Ballooning crisis: Living in inescapable penury
Sitting in the corner of a dark Islamabad alley, waiting for the weekend crowd to emerge from their dwellings and fill the empty street markets, is 60 year old Mibar Khan— a hawker who’s spent the better part of his life selling children balloons to make ends meet. His grizzled hair and bronzed skin are testimony to a lifetime spent under the baking sun, while the wrinkles on his forehead speak of the trials and tribulations which facing years of penury have afforded him. “I was born into poverty and escaping it has been an uphill battle for me, as it was for my parents and will be for my children too. The world around us may have grown by leaps and bounds but for the six decades of my existence, I have failed to build a better life for myself or my brood,” lamented the father of five.
Khan, who is indigenous to the vales of Kohistan, migrated to Islamabad some thirty years ago in hopes of making a better livelihood and improving his standard of living. It took him the investment of valuable household items to secure a gas machine and a wheel barrow worth Rs 50,000, which he expected his income would soon payoff. However, it has been a slow, grueling process with endless labour and little fruit.
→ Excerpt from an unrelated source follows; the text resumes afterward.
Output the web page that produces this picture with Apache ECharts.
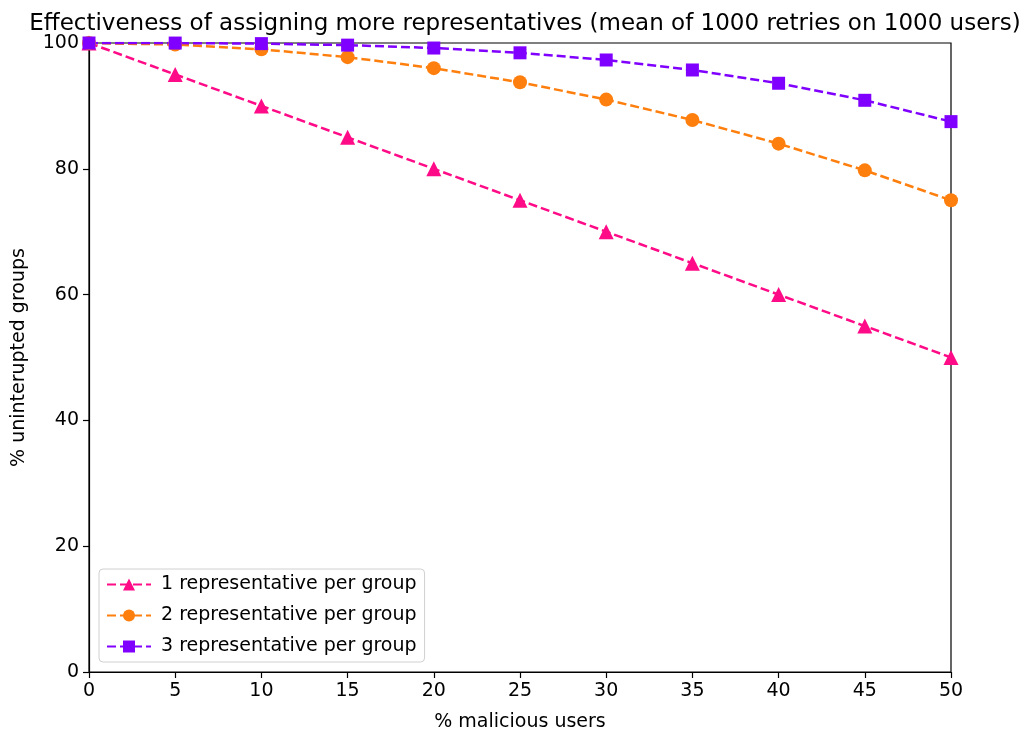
<!DOCTYPE html>
<html><head><meta charset="utf-8">
<script src="https://cdn.jsdelivr.net/npm/echarts@6/dist/echarts.min.js"></script>
<style>html,body{margin:0;padding:0;background:#fff}#c{width:1024px;height:734px}</style>
</head><body><div id="c"></div>
<script>
const xValues = [0, 5, 10, 15, 20, 25, 30, 35, 40, 45, 50];
const rep1 = [100, 95, 90, 85, 80, 75, 70, 65, 60, 55, 50];
const rep2 = [100, 99.75, 99, 97.75, 96, 93.75, 91, 87.75, 84, 79.75, 75];
const rep3 = [100, 99.99, 99.9, 99.66, 99.2, 98.44, 97.3, 95.71, 93.6, 90.89, 87.5];
const seriesNames = ['1 representative per group', '2 representative per group', '3 representative per group'];
const titleText = 'Effectiveness of assigning more representatives (mean of 1000 retries on 1000 users)';

const font = 'DejaVu Sans';
function pairs(ys){ return xValues.map((x,i)=>[x, ys[i]]); }
function mk(name, ys, color, symbol, size){
  return {
    name, type:'line', data: pairs(ys), symbol, symbolSize: size,
    clip: true,
    lineStyle:{color, width:2.5, type:[9,4]},
    itemStyle:{color},
    emphasis:{disabled:true},
    z: 3
  };
}
const chart = echarts.init(document.getElementById('c'), null, {renderer:'canvas'});
chart.setOption({
  animation:false,
  backgroundColor:'#fff',
  title:{text:titleText, left:520, textAlign:'center', top:8,
    textStyle:{fontFamily:font, fontSize:23, fontWeight:'normal', color:'#000'}},
  grid:{left:89, right:73, top:43, bottom:62, containLabel:false, outerBoundsMode:'none',
    show:true, borderColor:'#000', borderWidth:1.2, backgroundColor:'transparent'},
  xAxis:{type:'value', min:0, max:50, interval:5,
    name:'% malicious users', nameLocation:'middle', nameGap:41,
    nameTextStyle:{fontFamily:font, fontSize:19, color:'#000'},
    axisLine:{show:true, onZero:false, lineStyle:{color:'#000', width:1.2}},
    axisTick:{show:true, length:6, lineStyle:{color:'#000', width:1.2}},
    axisLabel:{fontFamily:font, fontSize:19, color:'#000', margin:10},
    splitLine:{show:false}},
  yAxis:{type:'value', min:0, max:100, interval:20,
    name:'% uninterupted groups', nameLocation:'middle', nameGap:60,
    nameTextStyle:{fontFamily:font, fontSize:19, color:'#000'},
    axisLine:{show:true, lineStyle:{color:'#000', width:1.2}},
    axisTick:{show:true, length:6, lineStyle:{color:'#000', width:1.2}},
    axisLabel:{fontFamily:font, fontSize:19, color:'#000', margin:10},
    splitLine:{show:false}},
  legend:{
    data: seriesNames, orient:'vertical', left:99, top:569,
    backgroundColor:'rgba(255,255,255,0.8)', borderColor:'#d0d0d0', borderWidth:1, borderRadius:4,
    padding:[5,8,5,7], itemGap:10, itemWidth:44, itemHeight:15,
    textStyle:{fontFamily:font, fontSize:19, lineHeight:21, color:'#000', padding:[0,0,0,5]}
  },
  series:[
    mk(seriesNames[0], rep1, '#ff0a87', 'triangle', 15),
    mk(seriesNames[1], rep2, '#ff7f0e', 'circle', 14),
    mk(seriesNames[2], rep3, '#8000ff', 'rect', 13)
  ]
});
</script></body></html>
“I have been lugging this cart for over thirty years now but body’s fast retiring and business is only getting worse. I would get Chinese balloons from Rawalpindi and sell them here in Islamabad’s street markets to children, but the lack of business during the lockdown period was backbreaking and everything’s gotten expensive ever since.”
Where the capital’s upscale parties are the most generous to Khan’s otherwise meagre income, his constant financial crisis has kept him from ever being able to celebrating his own children’s birthday. “It’s always been about surviving anotheday for us. We have seldom had enough to spend on any kind of celebrations of our own,” said the balloon seller. “Two of my elder sons work in Naran, selling custom engraved rice grains to tourists. While the youngest one sells second-hand clothes in Islamabad’s flea market. I also have two daughters but they work at home.
Although I have tried to give my children the best of what I could manage with my finite resources, it was never enough pull them out of poverty,” he added. Mibar Khan, is among the 53 million people in Pakistan, who live below the poverty line, for whom escaping the poverty trap has been a pipe dream. The absence of effective economic and political governance has allowed them to feed into a self- reinforcing mechanism which has caused penury to persist over generations, affecting them in various ways. Some of them being lack of access to education, healthcare, utilities, drinking water and sanitation— all of which are classed as fundamental human rights.